Clinical-stage pharmaceutical company focused on the discovery, development, and commercialization of first-in-class therapies for the treatment of patients with glaucoma and other diseases of the eye, Aerie Pharmaceuticals, Inc. (NASDAQ: AERI), reported financial results for the fourth quarter and full year ended December 31, 2016, along with a general business update.
According to the statement, the company had cash, cash equivalents, and investments of $233.7 million. For the fourth quarter ended December 31, 2016, Aerie reported a net loss attributable to common stockholders, as measured in accordance with U.S. generally accepted accounting principles, of $29.3 million, or $0.87 per share, compared to $20.4 million and $0.76 per share for the fourth quarter of 2015. The weighted average number of shares of common stock outstanding utilized in the calculation of net loss per common share was 33,613,375 and 26,593,158 for the fourth quarters of 2016 and 2015, respectively. Total shares outstanding as of December 31, 2016 were 33,458,607.
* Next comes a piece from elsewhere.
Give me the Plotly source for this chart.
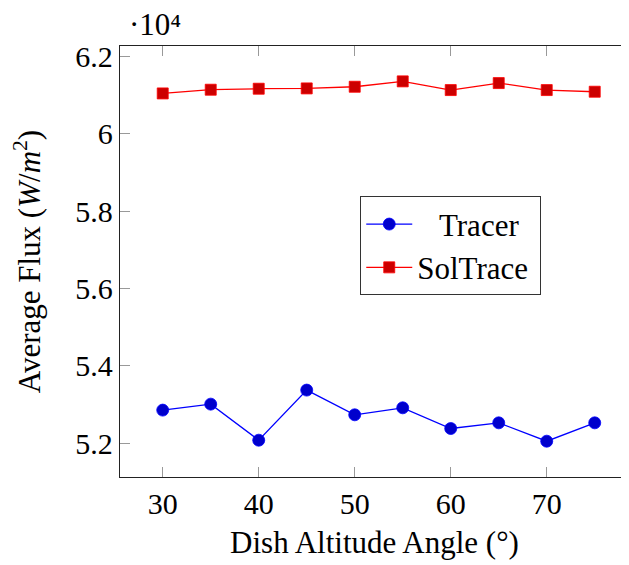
import plotly.graph_objects as go

angles = [30, 35, 40, 45, 50, 55, 60, 65, 70, 75]
tracer_flux = [52856, 53011, 52078, 53374, 52735, 52916, 52380, 52527, 52052, 52527]
soltrace_flux = [61048, 61144, 61170, 61178, 61221, 61360, 61135, 61316, 61135, 61092]

x_ticks = [30, 40, 50, 60, 70]
y_ticks = [52000, 54000, 56000, 58000, 60000, 62000]
y_tick_labels = ["5.2", "5.4", "5.6", "5.8", "6", "6.2"]

FONT = "Liberation Serif"
TICK = 30
TITLE = 31
fig = go.Figure()
fig.add_trace(go.Scatter(
    x=angles, y=tracer_flux, mode="lines+markers", name="\u2002\u2009Tracer",
    line=dict(color="#0000ff", width=1.3),
    marker=dict(symbol="circle", size=12, color="#0000cc", line=dict(color="#0000ff", width=0.8)),
))
fig.add_trace(go.Scatter(
    x=angles, y=soltrace_flux, mode="lines+markers", name="SolTrace\u2009",
    line=dict(color="#ff0000", width=1.3),
    marker=dict(symbol="square", size=11, color="#cc0000", line=dict(color="#ff0000", width=0.8)),
))

yr = [51126, 62275]
# page body has an 8px margin, so the figure is 8px smaller and margins shifted
fig.update_layout(
    width=621, height=557,
    margin=dict(l=112, r=0, t=38, b=88),
    paper_bgcolor="white", plot_bgcolor="white",
    font=dict(family=FONT, size=TICK, color="black"),
    showlegend=True,
    legend=dict(x=0.472, y=0.651, xanchor="left", yanchor="top",
                bordercolor="#333333", borderwidth=1, bgcolor="white",
                font=dict(family=FONT, size=TITLE), itemwidth=46, tracegroupgap=0),
    xaxis=dict(range=[25.55, 78.57], tickvals=x_ticks, ticks="inside", ticklen=10,
               tickcolor="#999999", showline=True, linecolor="#222222", linewidth=1.3,
               mirror="ticks", showgrid=False, zeroline=False, automargin=False,
               tickfont=dict(family=FONT, size=TICK),
               title=dict(text="Dish Altitude Angle (°)", font=dict(family=FONT, size=TITLE), standoff=12)),
    yaxis=dict(range=yr, tickvals=y_ticks, ticktext=y_tick_labels, ticks="inside", ticklen=10,
               tickcolor="#999999", showline=True, linecolor="#222222", linewidth=1.3,
               mirror=False, showgrid=False, zeroline=False, automargin=False,
               tickfont=dict(family=FONT, size=TICK),
               title=dict(text="Average Flux (<i>W</i>/<i>m</i><sup>2</sup>)", font=dict(family=FONT, size=TITLE), standoff=25)),
    yaxis2=dict(range=yr, overlaying="y", side="right", tickvals=y_ticks, ticks="inside", ticklen=10,
                tickcolor="#999999", showticklabels=False, showline=False, showgrid=False,
                zeroline=False, automargin=False),
)
fig.add_annotation(text="·10⁴", xref="paper", yref="paper", x=0.0, y=1.0,
                   xanchor="left", yanchor="bottom", showarrow=False, xshift=8, yshift=3,
                   borderpad=0, font=dict(family=FONT, size=TITLE))
fig.write_html("out.html")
“We are off to a great start in 2017, with over $230 million in cash and investments, our Rhopressa™ NDA resubmitted, and our readouts from Rocket 4 and Mercury 2 on track for the second quarter of this year. We also look forward to commencing our first European clinical trial for Roclatan™, known as Mercury 3, in mid-2017,” said Vicente Anido, Jr., Ph.D., Chairman and Chief Executive Officer.
Dr. Anido continued, “Our strategic initiatives, including our ongoing review of drug delivery technologies, our progress in defining our clinical trial path forward in Japan, and the commencement of build-out of our Ireland manufacturing plant, are also all proceeding on plan.”